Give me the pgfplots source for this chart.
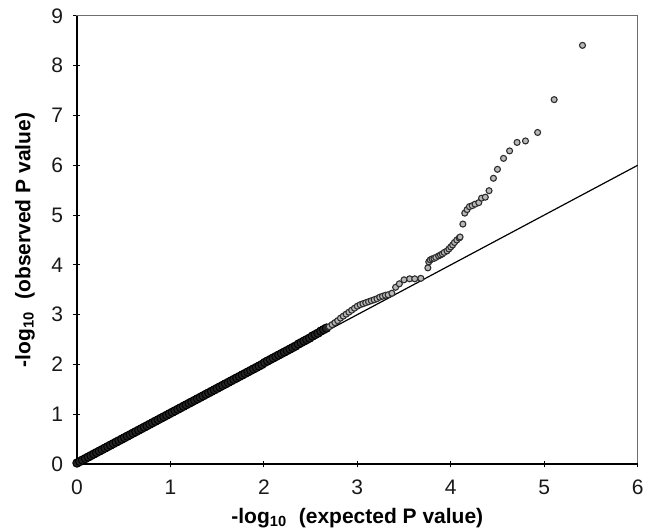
\documentclass[border=0pt]{standalone}
\usepackage{pgfplots}
\pgfplotsset{compat=1.18}
\usepackage{fontspec}
\setmainfont{Liberation Sans}
\definecolor{framegray}{HTML}{6E6E6E}
\definecolor{mkfill}{HTML}{B8B8B8}
\definecolor{mkedge}{HTML}{2E2E2E}
\begin{document}
\fontsize{10.5}{12}\selectfont
\begin{tikzpicture}
\useasboundingbox (-38.5pt,-32pt) rectangle (289.5pt,232pt);
\begin{axis}[
  scale only axis,
  width=280.3pt, height=224pt,
  xmin=0, xmax=6, ymin=0, ymax=9,
  xtick={0,1,2,3,4,5,6}, ytick={0,1,...,9},
  tick pos=left, tick align=center,
  major tick length=3.5pt,
  tick style={black, line width=0.5pt},
  axis line style={framegray, line width=0.5pt},
  /pgf/number format/assume math mode=true,
  ticklabel style={font=\fontsize{10.5}{12}\selectfont, text=black!90},
  xticklabel style={yshift=-2.5pt},
  yticklabel style={xshift=-1.5pt},
  xlabel={\textbf{-log\textsubscript{10}\ \ (expected P value)}},
  ylabel={\textbf{-log\textsubscript{10}\ \ (observed P value)}},
  xlabel style={at={(axis description cs:0.5,0)}, anchor=north, yshift=-21.8pt, inner sep=0pt, font=\fontsize{10.5}{12}\selectfont},
  ylabel style={at={(axis description cs:0,0.5)}, anchor=center, yshift=26pt, inner sep=0pt, font=\fontsize{10.5}{12}\selectfont},
  clip=false,
]
% dense band
\addplot[only marks, mark=*, mark size=2.1pt, mark options={draw=black, fill=black!85, line width=0.5pt}] coordinates {
(0,0.02)(0.03,0.05)(0.06,0.08)(0.09,0.11)(0.12,0.14)(0.15,0.17)(0.18,0.20)(0.21,0.23)(0.24,0.26)(0.27,0.29)
(0.30,0.32)(0.33,0.35)(0.36,0.38)(0.39,0.41)(0.42,0.44)(0.45,0.47)(0.48,0.50)(0.51,0.53)(0.54,0.56)(0.57,0.59)
(0.60,0.62)(0.63,0.65)(0.66,0.68)(0.69,0.71)(0.72,0.74)(0.75,0.77)(0.78,0.80)(0.81,0.83)(0.84,0.86)(0.87,0.89)
(0.90,0.92)(0.93,0.95)(0.96,0.98)(0.99,1.01)(1.02,1.04)(1.05,1.07)(1.08,1.10)(1.11,1.13)(1.14,1.16)(1.17,1.19)
(1.20,1.22)(1.23,1.25)(1.26,1.28)(1.29,1.31)(1.32,1.34)(1.35,1.37)(1.38,1.40)(1.41,1.43)(1.44,1.46)(1.47,1.49)
(1.50,1.52)(1.53,1.55)(1.56,1.58)(1.59,1.61)(1.62,1.64)(1.65,1.67)(1.68,1.70)(1.71,1.73)(1.74,1.76)(1.77,1.79)
(1.80,1.82)(1.83,1.85)(1.86,1.88)(1.89,1.91)(1.92,1.94)(1.95,1.97)(1.98,2.00)(2.01,2.04)(2.04,2.07)(2.07,2.10)
(2.10,2.13)(2.13,2.16)(2.16,2.19)(2.19,2.22)(2.22,2.25)(2.25,2.28)(2.28,2.31)(2.31,2.34)(2.34,2.37)(2.37,2.41)
(2.40,2.44)(2.43,2.47)(2.46,2.50)(2.49,2.53)(2.52,2.57)(2.55,2.60)(2.58,2.63)(2.61,2.67)(2.64,2.70)(2.67,2.73)
};
% sparse tail
\addplot[only marks, mark=*, mark size=1.5pt, mark options={draw=mkedge, fill=mkfill, line width=0.55pt}] coordinates {
(2.70,2.76)(2.73,2.80)(2.76,2.84)(2.79,2.88)(2.82,2.93)(2.85,2.97)(2.88,3.01)(2.91,3.05)(2.94,3.09)(2.97,3.13)
(3.00,3.17)(3.03,3.20)(3.06,3.22)(3.09,3.24)(3.12,3.26)(3.15,3.28)(3.18,3.30)(3.21,3.32)(3.24,3.35)(3.27,3.37)
(3.30,3.39)(3.33,3.40)(3.37,3.43)(3.41,3.55)(3.45,3.62)(3.50,3.70)(3.56,3.72)(3.615,3.72)(3.68,3.73)
(3.755,3.94)(3.765,4.06)(3.78,4.10)(3.80,4.12)(3.82,4.13)(3.84,4.15)(3.87,4.18)(3.89,4.20)(3.91,4.22)(3.93,4.25)
(3.96,4.28)(3.98,4.32)(4.00,4.36)(4.02,4.40)(4.04,4.45)(4.065,4.50)(4.09,4.54)(4.10,4.56)
(4.13,4.82)(4.15,5.04)(4.175,5.11)(4.20,5.17)(4.23,5.19)(4.26,5.22)(4.30,5.25)(4.33,5.34)(4.37,5.36)
(4.41,5.49)(4.457,5.74)(4.50,5.92)(4.565,6.14)(4.63,6.29)(4.71,6.46)(4.80,6.49)(4.93,6.66)(5.107,7.32)(5.41,8.41)
};
% expected line
\addplot[black, line width=0.6pt] coordinates {(0,0)(6,6)};
\draw[black, line width=0.6pt] (axis cs:0,9) -- (axis cs:0,0) -- (axis cs:6,0);
\end{axis}
\end{tikzpicture}
\end{document}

▶ **Written task**
Leave out the pictures and reproduce the rest of the listing exactly.

▶ **Written response**
Give me the pgfplots source for this chart.
\documentclass[border=0pt]{standalone}
\usepackage{pgfplots}
\pgfplotsset{compat=1.18}
\usepackage{fontspec}
\setmainfont{Liberation Sans}
\definecolor{framegray}{HTML}{6E6E6E}
\definecolor{mkfill}{HTML}{B8B8B8}
\definecolor{mkedge}{HTML}{2E2E2E}
\begin{document}
\fontsize{10.5}{12}\selectfont
\begin{tikzpicture}
\useasboundingbox (-38.5pt,-32pt) rectangle (289.5pt,232pt);
\begin{axis}[
  scale only axis,
  width=280.3pt, height=224pt,
  xmin=0, xmax=6, ymin=0, ymax=9,
  xtick={0,1,2,3,4,5,6}, ytick={0,1,...,9},
  tick pos=left, tick align=center,
  major tick length=3.5pt,
  tick style={black, line width=0.5pt},
  axis line style={framegray, line width=0.5pt},
  /pgf/number format/assume math mode=true,
  ticklabel style={font=\fontsize{10.5}{12}\selectfont, text=black!90},
  xticklabel style={yshift=-2.5pt},
  yticklabel style={xshift=-1.5pt},
  xlabel={\textbf{-log\textsubscript{10}\ \ (expected P value)}},
  ylabel={\textbf{-log\textsubscript{10}\ \ (observed P value)}},
  xlabel style={at={(axis description cs:0.5,0)}, anchor=north, yshift=-21.8pt, inner sep=0pt, font=\fontsize{10.5}{12}\selectfont},
  ylabel style={at={(axis description cs:0,0.5)}, anchor=center, yshift=26pt, inner sep=0pt, font=\fontsize{10.5}{12}\selectfont},
  clip=false,
]
% dense band
\addplot[only marks, mark=*, mark size=2.1pt, mark options={draw=black, fill=black!85, line width=0.5pt}] coordinates {
(0,0.02)(0.03,0.05)(0.06,0.08)(0.09,0.11)(0.12,0.14)(0.15,0.17)(0.18,0.20)(0.21,0.23)(0.24,0.26)(0.27,0.29)
(0.30,0.32)(0.33,0.35)(0.36,0.38)(0.39,0.41)(0.42,0.44)(0.45,0.47)(0.48,0.50)(0.51,0.53)(0.54,0.56)(0.57,0.59)
(0.60,0.62)(0.63,0.65)(0.66,0.68)(0.69,0.71)(0.72,0.74)(0.75,0.77)(0.78,0.80)(0.81,0.83)(0.84,0.86)(0.87,0.89)
(0.90,0.92)(0.93,0.95)(0.96,0.98)(0.99,1.01)(1.02,1.04)(1.05,1.07)(1.08,1.10)(1.11,1.13)(1.14,1.16)(1.17,1.19)
(1.20,1.22)(1.23,1.25)(1.26,1.28)(1.29,1.31)(1.32,1.34)(1.35,1.37)(1.38,1.40)(1.41,1.43)(1.44,1.46)(1.47,1.49)
(1.50,1.52)(1.53,1.55)(1.56,1.58)(1.59,1.61)(1.62,1.64)(1.65,1.67)(1.68,1.70)(1.71,1.73)(1.74,1.76)(1.77,1.79)
(1.80,1.82)(1.83,1.85)(1.86,1.88)(1.89,1.91)(1.92,1.94)(1.95,1.97)(1.98,2.00)(2.01,2.04)(2.04,2.07)(2.07,2.10)
(2.10,2.13)(2.13,2.16)(2.16,2.19)(2.19,2.22)(2.22,2.25)(2.25,2.28)(2.28,2.31)(2.31,2.34)(2.34,2.37)(2.37,2.41)
(2.40,2.44)(2.43,2.47)(2.46,2.50)(2.49,2.53)(2.52,2.57)(2.55,2.60)(2.58,2.63)(2.61,2.67)(2.64,2.70)(2.67,2.73)
};
% sparse tail
\addplot[only marks, mark=*, mark size=1.5pt, mark options={draw=mkedge, fill=mkfill, line width=0.55pt}] coordinates {
(2.70,2.76)(2.73,2.80)(2.76,2.84)(2.79,2.88)(2.82,2.93)(2.85,2.97)(2.88,3.01)(2.91,3.05)(2.94,3.09)(2.97,3.13)
(3.00,3.17)(3.03,3.20)(3.06,3.22)(3.09,3.24)(3.12,3.26)(3.15,3.28)(3.18,3.30)(3.21,3.32)(3.24,3.35)(3.27,3.37)
(3.30,3.39)(3.33,3.40)(3.37,3.43)(3.41,3.55)(3.45,3.62)(3.50,3.70)(3.56,3.72)(3.615,3.72)(3.68,3.73)
(3.755,3.94)(3.765,4.06)(3.78,4.10)(3.80,4.12)(3.82,4.13)(3.84,4.15)(3.87,4.18)(3.89,4.20)(3.91,4.22)(3.93,4.25)
(3.96,4.28)(3.98,4.32)(4.00,4.36)(4.02,4.40)(4.04,4.45)(4.065,4.50)(4.09,4.54)(4.10,4.56)
(4.13,4.82)(4.15,5.04)(4.175,5.11)(4.20,5.17)(4.23,5.19)(4.26,5.22)(4.30,5.25)(4.33,5.34)(4.37,5.36)
(4.41,5.49)(4.457,5.74)(4.50,5.92)(4.565,6.14)(4.63,6.29)(4.71,6.46)(4.80,6.49)(4.93,6.66)(5.107,7.32)(5.41,8.41)
};
% expected line
\addplot[black, line width=0.6pt] coordinates {(0,0)(6,6)};
\draw[black, line width=0.6pt] (axis cs:0,9) -- (axis cs:0,0) -- (axis cs:6,0);
\end{axis}
\end{tikzpicture}
\end{document}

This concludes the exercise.